Among the records that follow, count the lines with the string "this"; report only that count.
** begin LISTED ENTRIES **
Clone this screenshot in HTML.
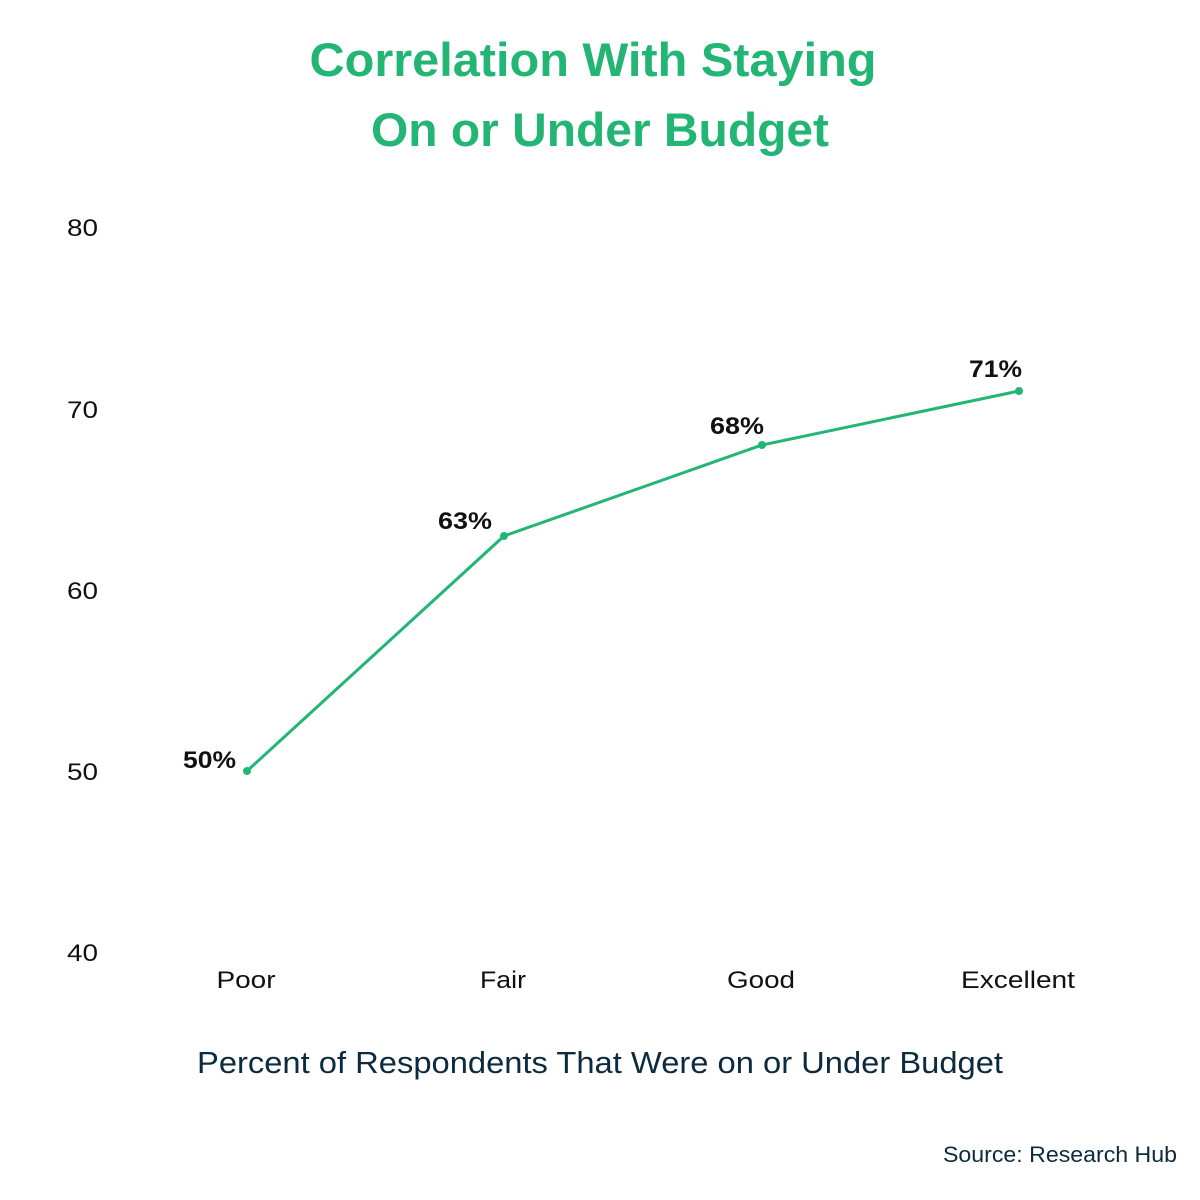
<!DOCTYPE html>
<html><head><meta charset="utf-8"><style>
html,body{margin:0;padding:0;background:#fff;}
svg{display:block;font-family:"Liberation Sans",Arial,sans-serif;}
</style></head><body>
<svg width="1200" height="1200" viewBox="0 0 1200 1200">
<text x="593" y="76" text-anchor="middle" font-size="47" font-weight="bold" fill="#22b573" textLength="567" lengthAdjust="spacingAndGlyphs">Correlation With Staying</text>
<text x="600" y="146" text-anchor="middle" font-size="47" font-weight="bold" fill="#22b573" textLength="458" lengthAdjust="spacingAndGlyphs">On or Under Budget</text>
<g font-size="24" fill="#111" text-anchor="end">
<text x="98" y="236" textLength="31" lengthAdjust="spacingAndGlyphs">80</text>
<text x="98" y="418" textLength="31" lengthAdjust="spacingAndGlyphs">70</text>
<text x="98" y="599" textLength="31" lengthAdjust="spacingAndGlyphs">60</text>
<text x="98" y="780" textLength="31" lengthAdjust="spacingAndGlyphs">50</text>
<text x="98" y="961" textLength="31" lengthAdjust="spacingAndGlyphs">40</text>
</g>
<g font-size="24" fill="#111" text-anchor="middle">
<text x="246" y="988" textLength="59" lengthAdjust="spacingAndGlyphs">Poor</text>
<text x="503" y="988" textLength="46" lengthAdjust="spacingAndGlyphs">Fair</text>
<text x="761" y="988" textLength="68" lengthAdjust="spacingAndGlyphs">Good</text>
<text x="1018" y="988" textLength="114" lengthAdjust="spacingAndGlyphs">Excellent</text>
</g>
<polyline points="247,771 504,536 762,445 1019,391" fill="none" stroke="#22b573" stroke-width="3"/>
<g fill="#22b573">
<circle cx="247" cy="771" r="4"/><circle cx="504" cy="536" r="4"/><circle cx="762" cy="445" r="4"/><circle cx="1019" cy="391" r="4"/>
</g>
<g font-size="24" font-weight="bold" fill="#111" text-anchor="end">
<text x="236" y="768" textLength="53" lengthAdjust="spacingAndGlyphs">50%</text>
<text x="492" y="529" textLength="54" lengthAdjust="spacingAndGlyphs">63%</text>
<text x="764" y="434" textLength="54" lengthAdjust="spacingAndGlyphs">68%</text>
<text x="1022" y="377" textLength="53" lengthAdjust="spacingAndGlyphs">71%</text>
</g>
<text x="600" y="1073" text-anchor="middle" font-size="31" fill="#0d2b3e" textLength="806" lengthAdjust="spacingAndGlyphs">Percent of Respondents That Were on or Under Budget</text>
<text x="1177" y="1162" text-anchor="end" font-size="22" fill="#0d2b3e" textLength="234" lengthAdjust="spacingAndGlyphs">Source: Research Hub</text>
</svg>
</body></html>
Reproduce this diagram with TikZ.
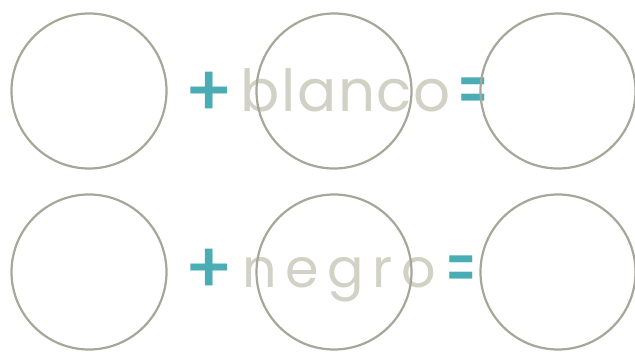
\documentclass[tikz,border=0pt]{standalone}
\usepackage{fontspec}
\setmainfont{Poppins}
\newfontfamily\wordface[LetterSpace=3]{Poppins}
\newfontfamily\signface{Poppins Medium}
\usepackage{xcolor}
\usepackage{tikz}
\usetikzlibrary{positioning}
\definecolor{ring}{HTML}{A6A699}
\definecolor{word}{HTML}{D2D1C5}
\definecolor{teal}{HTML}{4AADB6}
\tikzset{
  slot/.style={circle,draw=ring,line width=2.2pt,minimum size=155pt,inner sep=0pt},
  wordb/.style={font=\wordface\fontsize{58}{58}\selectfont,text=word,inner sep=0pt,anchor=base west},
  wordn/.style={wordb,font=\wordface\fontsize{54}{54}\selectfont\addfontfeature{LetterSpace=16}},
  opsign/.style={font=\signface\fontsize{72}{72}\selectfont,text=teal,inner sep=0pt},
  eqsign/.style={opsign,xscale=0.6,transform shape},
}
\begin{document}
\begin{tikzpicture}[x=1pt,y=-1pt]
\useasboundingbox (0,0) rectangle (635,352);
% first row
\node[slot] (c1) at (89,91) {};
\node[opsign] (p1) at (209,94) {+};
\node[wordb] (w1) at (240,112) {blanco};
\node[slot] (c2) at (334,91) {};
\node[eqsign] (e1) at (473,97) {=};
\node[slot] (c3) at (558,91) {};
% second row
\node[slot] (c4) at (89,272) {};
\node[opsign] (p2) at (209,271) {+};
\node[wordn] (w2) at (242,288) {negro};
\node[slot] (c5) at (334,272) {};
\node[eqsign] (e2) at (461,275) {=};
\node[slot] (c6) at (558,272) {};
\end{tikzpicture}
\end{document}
** end LISTED ENTRIES **
* **EXPECTED OUTPUT**: 2